------ Available data
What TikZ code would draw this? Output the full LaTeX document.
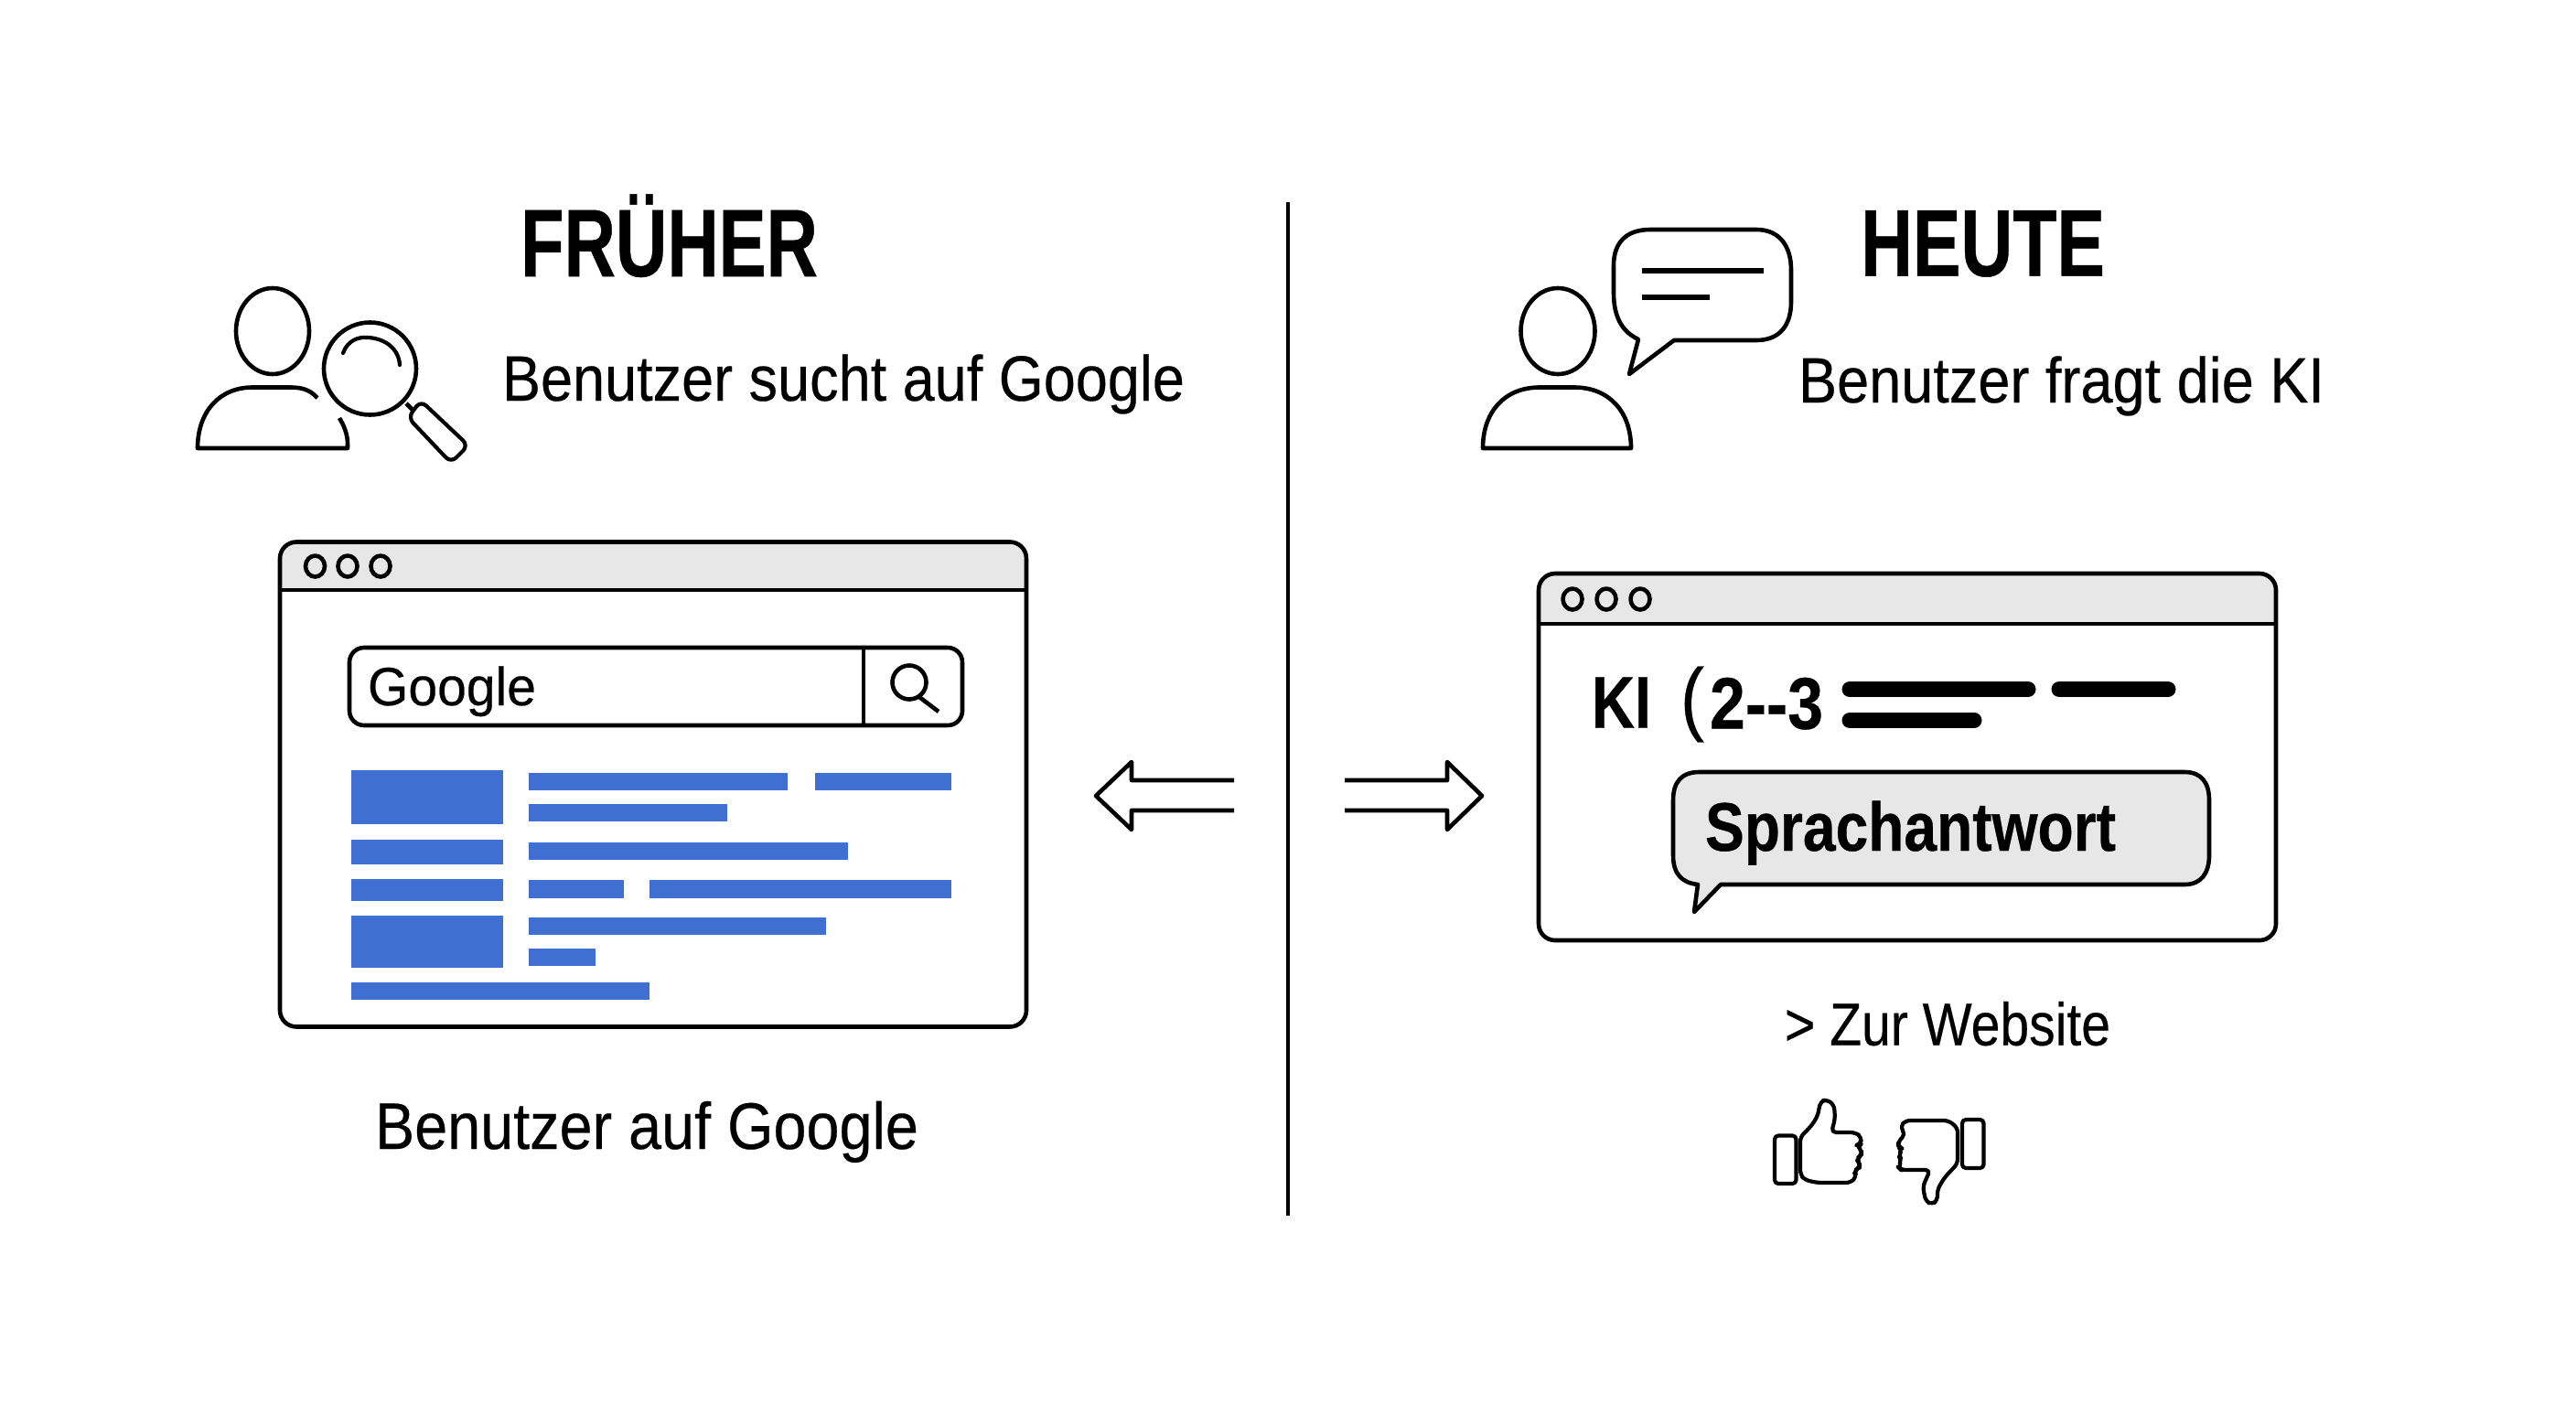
\documentclass[tikz,border=0pt]{standalone}
\usepackage{fontspec}
\setmainfont{Liberation Sans}
\newfontfamily\medf[FakeBold=0.35]{Liberation Sans}
\newfontfamily\heavyf[BoldFeatures={FakeBold=0.5}]{Liberation Sans}
\definecolor{barblue}{HTML}{3E6FD1}
\definecolor{hdrgray}{HTML}{E7E7E7}
\newsavebox\fitbox
% #1 font switch, #2 size in pt, #3 width in picture units, #4 text
\newcommand\fittxt[4]{\sbox\fitbox{#1\fontsize{#2}{#2}\selectfont #4}\pgfmathsetmacro\fitr{#3*0.5/(\the\wd\fitbox)}\scalebox{\fitr}[1]{\usebox\fitbox}}
\tikzset{
  txt/.style={anchor=base west,inner sep=0pt,outer sep=0pt,text=black},
  ink/.style={draw=black,line width=2.3pt,line join=round},
  thinink/.style={draw=black,line width=2.1pt,line join=round},
  bar/.style={fill=barblue,draw=none},
  blackbar/.style={draw=black,line width=8.5pt,line cap=round},
  textline/.style={draw=black,line width=3pt},
}
\newcommand\browser[7]{% x1 y1 x2 y2 ybar dotx-list doty
  \fill[white,rounded corners=9pt] (#1,#2) rectangle (#3,#4);
  \begin{scope}
    \clip[rounded corners=9pt] (#1,#2) rectangle (#3,#4);
    \fill[hdrgray] (#1,#2) rectangle (#3,#5);
  \end{scope}
  \draw[ink,rounded corners=9pt] (#1,#2) rectangle (#3,#4);
  \draw[ink] (#1,#5) -- (#3,#5);
  \foreach \dx in {#6} \draw[ink] (\dx,#7) ellipse [x radius=10.5,y radius=11.5];
}
\begin{document}
\begin{tikzpicture}[x=0.5pt,y=-0.5pt]
\useasboundingbox (0,0) rectangle (2816,1536);
\fill[white] (0,0) rectangle (2816,1536);

% divider
\draw[ink] (1408,221) -- (1408,1329);

% titles
\node[txt] (tf) at (569,302) {\fittxt{\heavyf\bfseries}{52.5}{325}{FRÜHER}};
\node[txt] (th) at (2034,301.7) {\fittxt{\heavyf\bfseries}{52}{267}{HEUTE}};
\node[txt] (sl) at (549,438) {\fittxt{\medf}{35}{746}{Benutzer sucht auf Google}};
\node[txt] (sr) at (1966,440) {\fittxt{\medf}{35}{575}{Benutzer fragt die KI}};

% left person
\draw[ink] (298,362) ellipse [x radius=40,y radius=47];
\draw[ink] (347,435) .. controls (338,425) and (328,423.5) .. (317,423.5) -- (276,423.5) .. controls (240,423.5) and (216,450) .. (216,490) -- (380,490) -- (380,485) .. controls (380,475) and (376,465) .. (371,457);
% magnifier
\draw[ink] (404.5,403) circle [radius=50.5];
\draw[thinink,line cap=round] (375,386) .. controls (380,372) and (392,368) .. (402,369) .. controls (422,370) and (436,382) .. (437,399);
\draw[ink] (444,441) -- (452,449);
\draw[thinink,rounded corners=4pt] (460,438) -- (446,456.5) -- (493,506) -- (512,487) -- cycle;

% left browser
\browser{306}{592.5}{1122}{1122.5}{645}{344.5,380,416}{619}
\draw[ink,rounded corners=8pt] (382,708) rectangle (1052,793);
\draw[ink] (944,708) -- (944,793);
\node[txt] (goog) at (402,771) {\fittxt{\medf}{29.5}{184}{Google}};
\draw[ink] (994,746) circle [radius=18.5];
\draw[ink] (1005,762) -- (1026,778);
% result bars
\begin{scope}[yshift=0.4pt]
\fill[bar] (383.6,843) rectangle (550,902);
\fill[bar] (383.6,918.6) rectangle (550,945.7);
\fill[bar] (383.6,961.4) rectangle (550,985.4);
\fill[bar] (383.6,1001.8) rectangle (550,1058.6);
\fill[bar] (383.6,1074.6) rectangle (710,1093.6);
\fill[bar] (577.6,845.4) rectangle (861,864.3);
\fill[bar] (890.5,845.4) rectangle (1040,864.3);
\fill[bar] (577.6,880) rectangle (795,898.6);
\fill[bar] (577.6,921.8) rectangle (927,940.4);
\fill[bar] (577.6,963) rectangle (681.5,982.5);
\fill[bar] (709.6,963) rectangle (1040,982.5);
\fill[bar] (577.6,1004) rectangle (903,1022.9);
\fill[bar] (577.6,1038) rectangle (651,1057);
\end{scope}
\node[txt] (cl) at (410,1256) {\fittxt{\medf}{36}{594}{Benutzer auf Google}};

% arrows
\draw[ink,miter limit=10] (1349,853) -- (1237,853) -- (1237,833) -- (1198,870) -- (1237,907) -- (1237,886) -- (1349,886);
\draw[ink,miter limit=10] (1470,853) -- (1582,853) -- (1582,833) -- (1620,870) -- (1582,907) -- (1582,886) -- (1470,886);

% right person
\draw[ink] (1703,362) ellipse [x radius=40.5,y radius=47];
\draw[ink] (1621,490) .. controls (1621,450) and (1645,423.5) .. (1683,423.5) -- (1721,423.5) .. controls (1759,423.5) and (1783,450) .. (1783,490) -- cycle;
% speech bubble
\draw[ink] (1791,371) .. controls (1772,362) and (1764,345) .. (1764,320) -- (1764,290) .. controls (1764,265) and (1778,251) .. (1804,251) -- (1920,251) .. controls (1946,251) and (1958,270) .. (1958,295) -- (1958,330) .. controls (1958,355) and (1946,372) .. (1920,372) -- (1830,372) -- (1781,409) -- cycle;
\draw[textline] (1795,296) -- (1928,296);
\draw[textline] (1795,325) -- (1869,325);

% right browser
\browser{1682}{627}{2488}{1028}{682}{1719,1756,1793}{655}
\node[txt] (ki) at (1740,795.7) {\fittxt{\heavyf\bfseries}{40}{65}{KI}};
\node[txt] (par) at (1837,793) {\fittxt{\medf}{44.5}{26}{(}};
\node[txt] (nums) at (1869,796.7) {\fittxt{\heavyf\bfseries}{40}{124}{2-{}-3}};
\draw[blackbar] (2022,753.6) -- (2217,753.6);
\draw[blackbar] (2251,753.6) -- (2370,753.6);
\draw[blackbar] (2022,787.5) -- (2158,787.5);
% answer bubble
\draw[ink,fill=hdrgray] (1856,967) .. controls (1838,965) and (1829,955) .. (1829,935) -- (1829,875) .. controls (1829,855) and (1838,844) .. (1858,844) -- (2388,844) .. controls (2406,844) and (2415,855) .. (2415,875) -- (2415,935) .. controls (2415,955) and (2406,967) .. (2388,967) -- (1881,967) -- (1852,997) -- cycle;
\node[txt] (ans) at (1864,930) {\fittxt{\heavyf\bfseries}{37.5}{449}{Sprachantwort}};

% website link
\node[txt] (web) at (1951,1142.7) {\fittxt{\medf}{33}{356}{> Zur Website}};

% thumbs
\draw[thinink,rounded corners=2pt] (1940,1241.5) rectangle (1963.5,1294);
\draw[thinink,rounded corners=2.5pt] (1968,1284) -- (1968,1243) -- (1980,1231) -- (1987,1220) -- (1990,1204) -- (1997,1202) -- (2005,1208) -- (2006,1223) -- (2002,1238) -- (2028,1238) -- (2035,1243) -- (2034,1251) -- (2030,1252) -- (2035,1258) -- (2035,1263) -- (2029,1267) -- (2033,1272) -- (2033,1277) -- (2026,1280) -- (2030,1286) -- (2023,1293) -- (1987,1293) -- (1973,1290) -- cycle;
\draw[thinink,rounded corners=2pt] (2145,1224) rectangle (2168.5,1277);
\draw[thinink,rounded corners=2.5pt] (2140,1233) -- (2130,1225) -- (2083,1225) -- (2077,1232) -- (2083,1240) -- (2075,1248) -- (2075,1254) -- (2080,1256) -- (2075,1263) -- (2079,1268) -- (2075,1276) -- (2078,1279) -- (2110,1279) -- (2102,1297) -- (2105,1313) -- (2112,1317) -- (2118,1312) -- (2118,1300) -- (2126,1287) -- (2140,1272) -- cycle;
\end{tikzpicture}
\end{document}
------------
Written instruction: Up to and including the line containing "(1408,221) -- (1408,1329);", repeat every line from the start of the data, but none of the pictures.

The solution:
What TikZ code would draw this? Output the full LaTeX document.
\documentclass[tikz,border=0pt]{standalone}
\usepackage{fontspec}
\setmainfont{Liberation Sans}
\newfontfamily\medf[FakeBold=0.35]{Liberation Sans}
\newfontfamily\heavyf[BoldFeatures={FakeBold=0.5}]{Liberation Sans}
\definecolor{barblue}{HTML}{3E6FD1}
\definecolor{hdrgray}{HTML}{E7E7E7}
\newsavebox\fitbox
% #1 font switch, #2 size in pt, #3 width in picture units, #4 text
\newcommand\fittxt[4]{\sbox\fitbox{#1\fontsize{#2}{#2}\selectfont #4}\pgfmathsetmacro\fitr{#3*0.5/(\the\wd\fitbox)}\scalebox{\fitr}[1]{\usebox\fitbox}}
\tikzset{
  txt/.style={anchor=base west,inner sep=0pt,outer sep=0pt,text=black},
  ink/.style={draw=black,line width=2.3pt,line join=round},
  thinink/.style={draw=black,line width=2.1pt,line join=round},
  bar/.style={fill=barblue,draw=none},
  blackbar/.style={draw=black,line width=8.5pt,line cap=round},
  textline/.style={draw=black,line width=3pt},
}
\newcommand\browser[7]{% x1 y1 x2 y2 ybar dotx-list doty
  \fill[white,rounded corners=9pt] (#1,#2) rectangle (#3,#4);
  \begin{scope}
    \clip[rounded corners=9pt] (#1,#2) rectangle (#3,#4);
    \fill[hdrgray] (#1,#2) rectangle (#3,#5);
  \end{scope}
  \draw[ink,rounded corners=9pt] (#1,#2) rectangle (#3,#4);
  \draw[ink] (#1,#5) -- (#3,#5);
  \foreach \dx in {#6} \draw[ink] (\dx,#7) ellipse [x radius=10.5,y radius=11.5];
}
\begin{document}
\begin{tikzpicture}[x=0.5pt,y=-0.5pt]
\useasboundingbox (0,0) rectangle (2816,1536);
\fill[white] (0,0) rectangle (2816,1536);

% divider
\draw[ink] (1408,221) -- (1408,1329);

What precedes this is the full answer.